DATA —
★ ★ ★ ★

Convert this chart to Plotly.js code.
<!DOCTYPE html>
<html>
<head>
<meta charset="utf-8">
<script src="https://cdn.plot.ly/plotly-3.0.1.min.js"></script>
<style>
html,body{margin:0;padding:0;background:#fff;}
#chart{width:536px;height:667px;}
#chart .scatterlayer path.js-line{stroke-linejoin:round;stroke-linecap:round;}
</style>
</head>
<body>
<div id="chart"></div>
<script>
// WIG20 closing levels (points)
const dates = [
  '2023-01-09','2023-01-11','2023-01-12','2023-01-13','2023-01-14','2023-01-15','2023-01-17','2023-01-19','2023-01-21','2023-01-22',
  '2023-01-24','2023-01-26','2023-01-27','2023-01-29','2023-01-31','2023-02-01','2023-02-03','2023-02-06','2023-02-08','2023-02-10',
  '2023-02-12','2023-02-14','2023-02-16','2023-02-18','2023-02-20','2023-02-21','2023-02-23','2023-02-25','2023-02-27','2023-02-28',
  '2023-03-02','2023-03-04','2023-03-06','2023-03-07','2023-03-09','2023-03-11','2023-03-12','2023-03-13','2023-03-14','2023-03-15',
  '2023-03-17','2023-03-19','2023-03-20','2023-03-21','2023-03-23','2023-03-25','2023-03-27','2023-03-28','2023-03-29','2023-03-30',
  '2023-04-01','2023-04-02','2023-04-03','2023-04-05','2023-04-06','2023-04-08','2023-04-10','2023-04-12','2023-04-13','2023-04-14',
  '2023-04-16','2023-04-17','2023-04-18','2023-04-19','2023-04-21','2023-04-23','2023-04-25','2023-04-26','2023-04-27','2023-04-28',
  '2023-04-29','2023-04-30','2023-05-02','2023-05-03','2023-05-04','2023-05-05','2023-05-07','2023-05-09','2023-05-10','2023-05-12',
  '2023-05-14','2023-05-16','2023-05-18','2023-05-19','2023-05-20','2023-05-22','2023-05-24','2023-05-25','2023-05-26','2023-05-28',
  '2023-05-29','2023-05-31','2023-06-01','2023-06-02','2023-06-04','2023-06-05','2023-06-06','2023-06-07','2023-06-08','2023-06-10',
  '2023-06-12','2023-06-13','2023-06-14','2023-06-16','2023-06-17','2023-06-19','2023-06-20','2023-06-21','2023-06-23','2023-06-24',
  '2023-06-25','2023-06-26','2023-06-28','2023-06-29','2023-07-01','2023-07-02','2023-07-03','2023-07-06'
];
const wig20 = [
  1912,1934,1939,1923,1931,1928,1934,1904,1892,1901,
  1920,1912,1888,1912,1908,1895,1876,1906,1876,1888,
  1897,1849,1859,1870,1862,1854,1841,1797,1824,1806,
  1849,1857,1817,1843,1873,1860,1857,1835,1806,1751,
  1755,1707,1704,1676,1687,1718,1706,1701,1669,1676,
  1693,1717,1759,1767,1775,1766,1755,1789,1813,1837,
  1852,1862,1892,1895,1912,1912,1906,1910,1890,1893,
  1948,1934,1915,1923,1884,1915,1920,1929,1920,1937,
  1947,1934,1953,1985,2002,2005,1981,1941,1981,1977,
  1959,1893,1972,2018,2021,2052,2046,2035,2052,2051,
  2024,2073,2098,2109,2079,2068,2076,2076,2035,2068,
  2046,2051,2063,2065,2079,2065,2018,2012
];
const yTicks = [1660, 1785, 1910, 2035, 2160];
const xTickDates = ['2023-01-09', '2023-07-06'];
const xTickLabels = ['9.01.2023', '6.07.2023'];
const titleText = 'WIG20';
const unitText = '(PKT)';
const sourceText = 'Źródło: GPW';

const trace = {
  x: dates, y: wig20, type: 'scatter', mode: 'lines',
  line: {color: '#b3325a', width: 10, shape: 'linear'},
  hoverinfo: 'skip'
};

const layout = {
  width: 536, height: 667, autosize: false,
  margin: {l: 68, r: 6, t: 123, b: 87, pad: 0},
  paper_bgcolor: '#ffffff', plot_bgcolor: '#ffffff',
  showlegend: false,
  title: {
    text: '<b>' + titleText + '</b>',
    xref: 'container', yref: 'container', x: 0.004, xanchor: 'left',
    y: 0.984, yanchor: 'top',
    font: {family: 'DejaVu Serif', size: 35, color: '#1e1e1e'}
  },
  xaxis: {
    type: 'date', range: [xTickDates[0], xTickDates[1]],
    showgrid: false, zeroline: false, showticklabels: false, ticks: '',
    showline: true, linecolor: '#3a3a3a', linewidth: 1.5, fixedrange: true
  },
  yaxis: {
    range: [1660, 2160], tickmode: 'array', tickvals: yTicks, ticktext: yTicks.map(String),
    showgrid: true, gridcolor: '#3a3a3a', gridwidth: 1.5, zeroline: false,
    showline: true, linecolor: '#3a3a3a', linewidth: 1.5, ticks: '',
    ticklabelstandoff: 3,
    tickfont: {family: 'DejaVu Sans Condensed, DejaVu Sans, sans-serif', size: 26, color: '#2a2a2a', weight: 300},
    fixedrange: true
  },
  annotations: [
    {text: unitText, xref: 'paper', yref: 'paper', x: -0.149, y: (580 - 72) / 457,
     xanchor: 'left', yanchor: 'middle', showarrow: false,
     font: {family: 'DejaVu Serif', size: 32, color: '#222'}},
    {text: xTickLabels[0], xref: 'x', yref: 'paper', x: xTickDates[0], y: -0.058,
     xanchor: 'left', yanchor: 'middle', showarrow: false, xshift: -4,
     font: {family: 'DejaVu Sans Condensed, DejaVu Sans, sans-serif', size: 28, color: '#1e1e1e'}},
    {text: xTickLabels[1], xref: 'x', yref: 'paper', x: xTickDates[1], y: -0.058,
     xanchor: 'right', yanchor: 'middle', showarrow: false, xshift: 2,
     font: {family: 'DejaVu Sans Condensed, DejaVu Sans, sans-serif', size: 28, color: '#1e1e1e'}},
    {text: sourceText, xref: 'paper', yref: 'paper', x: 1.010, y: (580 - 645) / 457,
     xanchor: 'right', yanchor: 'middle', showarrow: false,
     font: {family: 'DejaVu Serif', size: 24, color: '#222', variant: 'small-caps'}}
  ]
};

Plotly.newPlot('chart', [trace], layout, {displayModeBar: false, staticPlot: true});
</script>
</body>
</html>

★ ★ ★ ★

Output the data above exactly, please, line for line.

Convert this chart to Plotly.js code.
<!DOCTYPE html>
<html>
<head>
<meta charset="utf-8">
<script src="https://cdn.plot.ly/plotly-3.0.1.min.js"></script>
<style>
html,body{margin:0;padding:0;background:#fff;}
#chart{width:536px;height:667px;}
#chart .scatterlayer path.js-line{stroke-linejoin:round;stroke-linecap:round;}
</style>
</head>
<body>
<div id="chart"></div>
<script>
// WIG20 closing levels (points)
const dates = [
  '2023-01-09','2023-01-11','2023-01-12','2023-01-13','2023-01-14','2023-01-15','2023-01-17','2023-01-19','2023-01-21','2023-01-22',
  '2023-01-24','2023-01-26','2023-01-27','2023-01-29','2023-01-31','2023-02-01','2023-02-03','2023-02-06','2023-02-08','2023-02-10',
  '2023-02-12','2023-02-14','2023-02-16','2023-02-18','2023-02-20','2023-02-21','2023-02-23','2023-02-25','2023-02-27','2023-02-28',
  '2023-03-02','2023-03-04','2023-03-06','2023-03-07','2023-03-09','2023-03-11','2023-03-12','2023-03-13','2023-03-14','2023-03-15',
  '2023-03-17','2023-03-19','2023-03-20','2023-03-21','2023-03-23','2023-03-25','2023-03-27','2023-03-28','2023-03-29','2023-03-30',
  '2023-04-01','2023-04-02','2023-04-03','2023-04-05','2023-04-06','2023-04-08','2023-04-10','2023-04-12','2023-04-13','2023-04-14',
  '2023-04-16','2023-04-17','2023-04-18','2023-04-19','2023-04-21','2023-04-23','2023-04-25','2023-04-26','2023-04-27','2023-04-28',
  '2023-04-29','2023-04-30','2023-05-02','2023-05-03','2023-05-04','2023-05-05','2023-05-07','2023-05-09','2023-05-10','2023-05-12',
  '2023-05-14','2023-05-16','2023-05-18','2023-05-19','2023-05-20','2023-05-22','2023-05-24','2023-05-25','2023-05-26','2023-05-28',
  '2023-05-29','2023-05-31','2023-06-01','2023-06-02','2023-06-04','2023-06-05','2023-06-06','2023-06-07','2023-06-08','2023-06-10',
  '2023-06-12','2023-06-13','2023-06-14','2023-06-16','2023-06-17','2023-06-19','2023-06-20','2023-06-21','2023-06-23','2023-06-24',
  '2023-06-25','2023-06-26','2023-06-28','2023-06-29','2023-07-01','2023-07-02','2023-07-03','2023-07-06'
];
const wig20 = [
  1912,1934,1939,1923,1931,1928,1934,1904,1892,1901,
  1920,1912,1888,1912,1908,1895,1876,1906,1876,1888,
  1897,1849,1859,1870,1862,1854,1841,1797,1824,1806,
  1849,1857,1817,1843,1873,1860,1857,1835,1806,1751,
  1755,1707,1704,1676,1687,1718,1706,1701,1669,1676,
  1693,1717,1759,1767,1775,1766,1755,1789,1813,1837,
  1852,1862,1892,1895,1912,1912,1906,1910,1890,1893,
  1948,1934,1915,1923,1884,1915,1920,1929,1920,1937,
  1947,1934,1953,1985,2002,2005,1981,1941,1981,1977,
  1959,1893,1972,2018,2021,2052,2046,2035,2052,2051,
  2024,2073,2098,2109,2079,2068,2076,2076,2035,2068,
  2046,2051,2063,2065,2079,2065,2018,2012
];
const yTicks = [1660, 1785, 1910, 2035, 2160];
const xTickDates = ['2023-01-09', '2023-07-06'];
const xTickLabels = ['9.01.2023', '6.07.2023'];
const titleText = 'WIG20';
const unitText = '(PKT)';
const sourceText = 'Źródło: GPW';

const trace = {
  x: dates, y: wig20, type: 'scatter', mode: 'lines',
  line: {color: '#b3325a', width: 10, shape: 'linear'},
  hoverinfo: 'skip'
};

const layout = {
  width: 536, height: 667, autosize: false,
  margin: {l: 68, r: 6, t: 123, b: 87, pad: 0},
  paper_bgcolor: '#ffffff', plot_bgcolor: '#ffffff',
  showlegend: false,
  title: {
    text: '<b>' + titleText + '</b>',
    xref: 'container', yref: 'container', x: 0.004, xanchor: 'left',
    y: 0.984, yanchor: 'top',
    font: {family: 'DejaVu Serif', size: 35, color: '#1e1e1e'}
  },
  xaxis: {
    type: 'date', range: [xTickDates[0], xTickDates[1]],
    showgrid: false, zeroline: false, showticklabels: false, ticks: '',
    showline: true, linecolor: '#3a3a3a', linewidth: 1.5, fixedrange: true
  },
  yaxis: {
    range: [1660, 2160], tickmode: 'array', tickvals: yTicks, ticktext: yTicks.map(String),
    showgrid: true, gridcolor: '#3a3a3a', gridwidth: 1.5, zeroline: false,
    showline: true, linecolor: '#3a3a3a', linewidth: 1.5, ticks: '',
    ticklabelstandoff: 3,
    tickfont: {family: 'DejaVu Sans Condensed, DejaVu Sans, sans-serif', size: 26, color: '#2a2a2a', weight: 300},
    fixedrange: true
  },
  annotations: [
    {text: unitText, xref: 'paper', yref: 'paper', x: -0.149, y: (580 - 72) / 457,
     xanchor: 'left', yanchor: 'middle', showarrow: false,
     font: {family: 'DejaVu Serif', size: 32, color: '#222'}},
    {text: xTickLabels[0], xref: 'x', yref: 'paper', x: xTickDates[0], y: -0.058,
     xanchor: 'left', yanchor: 'middle', showarrow: false, xshift: -4,
     font: {family: 'DejaVu Sans Condensed, DejaVu Sans, sans-serif', size: 28, color: '#1e1e1e'}},
    {text: xTickLabels[1], xref: 'x', yref: 'paper', x: xTickDates[1], y: -0.058,
     xanchor: 'right', yanchor: 'middle', showarrow: false, xshift: 2,
     font: {family: 'DejaVu Sans Condensed, DejaVu Sans, sans-serif', size: 28, color: '#1e1e1e'}},
    {text: sourceText, xref: 'paper', yref: 'paper', x: 1.010, y: (580 - 645) / 457,
     xanchor: 'right', yanchor: 'middle', showarrow: false,
     font: {family: 'DejaVu Serif', size: 24, color: '#222', variant: 'small-caps'}}
  ]
};

Plotly.newPlot('chart', [trace], layout, {displayModeBar: false, staticPlot: true});
</script>
</body>
</html>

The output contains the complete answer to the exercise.